A great feature of Pandas is that it is really easy to make plots and visualisation directly from the dataframes.

In [None]:
import pandas as pd

- [Pandas Plots](#1)
    - [<mark> Exercise: line </mark>](#line)
    - [<mark> Exercise: bar </mark>](#bar)   
- [Further Customisation](#2)
- [Advanced Pandas Plots](#3)
    - [<mark> Exercise: Growth for diet 1 </mark>](#diet1)  
    - [<mark> Assignment </mark>](#assignment)  

<a id='1' ></a>
## Pandas Plots

You can use the [`.plot()`](https://pandas.pydata.org/pandas-docs/version/0.23.4/generated/pandas.DataFrame.plot.html) method on a DataFrame to create plot, e.g.
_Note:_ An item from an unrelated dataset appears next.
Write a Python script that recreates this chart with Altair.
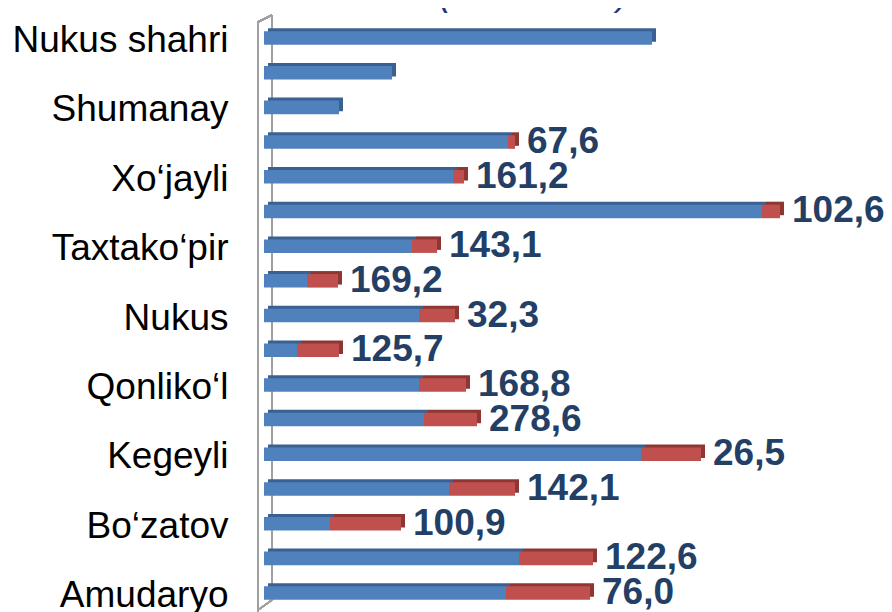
import altair as alt
import pandas as pd

# Categories, top to bottom (only every other one is labelled in the chart)
categories = ["Nukus shahri", "Ellikqal‘a", "Shumanay", "Chimboy", "Xo‘jayli",
              "To‘rtko‘l", "Taxtako‘pir", "Taxiatosh", "Nukus", "Mo‘ynoq",
              "Qonliko‘l", "Qo‘ng‘irot", "Kegeyli", "Qorao‘zak", "Bo‘zatov",
              "Beruniy", "Amudaryo"]
shown_labels = ["Nukus shahri", "Shumanay", "Xo‘jayli", "Taxtako‘pir", "Nukus",
                "Qonliko‘l", "Kegeyli", "Bo‘zatov", "Amudaryo"]
blue_values = [194, 64, 37.5, 122, 94.5, 249, 74, 21.5, 77.5, 16.5, 77.5, 80,
               188.5, 92.5, 33, 127.5, 121]
red_values = [0, 0, 0, 3.5, 5.5, 9, 12.5, 15.5, 18, 21, 23.5, 26.5, 30, 33,
              35.5, 37, 42]
value_labels = ["", "", "", "67,6", "161,2", "102,6", "143,1", "169,2", "32,3",
                "125,7", "168,8", "278,6", "26,5", "142,1", "100,9", "122,6", "76,0"]
title_text = "(mlrd. so‘m)"

df = pd.DataFrame({
    "cat": categories,
    "blue": blue_values,
    "red": red_values,
    "label": value_labels,
})
df["total"] = df["blue"] + df["red"]
df["zero"] = 0.0

FONT = "Liberation Sans"
NAVY = "#243F66"

xscale = alt.Scale(domain=[0, 310], nice=False, zero=True)
yscale = alt.Scale(domain=categories, range=[12.65, 602.4],
                   paddingInner=0.61, paddingOuter=0.305)

show_expr = "indexof([" + ",".join("'" + s + "'" for s in shown_labels) + \
    "], datum.label) >= 0 ? datum.label : ''"

y_axis = alt.Axis(labelExpr=show_expr, labelFont=FONT, labelFontSize=37,
                  labelColor="#000000", labelPadding=36, labelOffset=3,
                  labelLimit=0, ticks=False, tickSize=0, domain=False,
                  grid=False, labelOverlap=False, labelBound=False)
y_enc = alt.Y("cat:N", scale=yscale, sort=categories, title=None, axis=y_axis)

base = alt.Chart(df)

blue_shadow = base.mark_bar(color="#3A6193", xOffset=4, x2Offset=4,
                            yOffset=-3, y2Offset=-3).encode(
    x=alt.X("zero:Q", scale=xscale, axis=None), x2="blue:Q", y=y_enc)
red_shadow = base.mark_bar(color="#8E3634", xOffset=4, x2Offset=4,
                           yOffset=-3, y2Offset=-3).encode(
    x=alt.X("blue:Q", scale=xscale, axis=None), x2="total:Q", y=y_enc)
blue_front = base.mark_bar(color="#4F81BD").encode(
    x=alt.X("zero:Q", scale=xscale, axis=None), x2="blue:Q", y=y_enc)
red_front = base.mark_bar(color="#C0504D").encode(
    x=alt.X("blue:Q", scale=xscale, axis=None), x2="total:Q", y=y_enc)

labels = base.mark_text(align="left", baseline="middle", dx=12, font=FONT,
                        fontSize=37, fontWeight="bold", color=NAVY).encode(
    x=alt.X("total:Q", scale=xscale, axis=None), y=y_enc, text="label:N")

# 3D wall outline (decoration)
wall_color = "#A0A0A0"
wall_front = alt.Chart(df).mark_rule(color=wall_color, strokeWidth=1.5).encode(
    x=alt.value(-6), y=alt.value(14), y2=alt.value(604))
wall_back = alt.Chart(df).mark_rule(color=wall_color, strokeWidth=1.5).encode(
    x=alt.value(8), y=alt.value(7), y2=alt.value(592))
wall_top = alt.Chart(df).mark_rule(color=wall_color, strokeWidth=1.5).encode(
    x=alt.value(-6), x2=alt.value(8), y=alt.value(14), y2=alt.value(7))
wall_bot = alt.Chart(df).mark_rule(color=wall_color, strokeWidth=1.5).encode(
    x=alt.value(8), x2=alt.value(-6), y=alt.value(592), y2=alt.value(602))

title = alt.Chart(pd.DataFrame({"t": [title_text]})).mark_text(
    align="center", baseline="alphabetic", font=FONT, fontSize=36,
    fontStyle="italic", color="#1F3A78").encode(
    x=alt.value(270), y=alt.value(-3), text="t:N")

chart = alt.layer(
    wall_back, wall_front, wall_top, wall_bot,
    blue_shadow, red_shadow, blue_front, red_front, labels, title
).properties(
    width=620, height=604,
    autosize=alt.AutoSizeParams(type="none"),
    padding={"left": 256, "top": 0, "right": 0, "bottom": 0},
).configure_view(stroke=None)

chart.save("out.html", embed_options={"renderer": "svg", "actions": False})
    *dataframe*.plot(x = ..., y =..., kind =..., ...)
    
The `.plot()` method takes several optional parameters. Most notably the *kind* parameter, which accepts eleven different string values and determines which kind of plot you’ll create:

1. "area" is for area plots.
2. "bar" is for vertical bar charts.
3. "barh" is for horizontal bar charts.
4. "box" is for box plots.
5. "hexbin" is for hexbin plots.
6. "hist" is for histograms.
7. "kde" is for kernel density estimate charts.
8. "density" is an alias for "kde".
9. "line" is for line graphs.
10. "pie" is for pie charts.
11. "scatter" is for scatter plots.

Let's demonstrate a few of these on some toy datasets.

### Scatter

In [None]:
#Dataset tracking unemployment rate against the stock index price.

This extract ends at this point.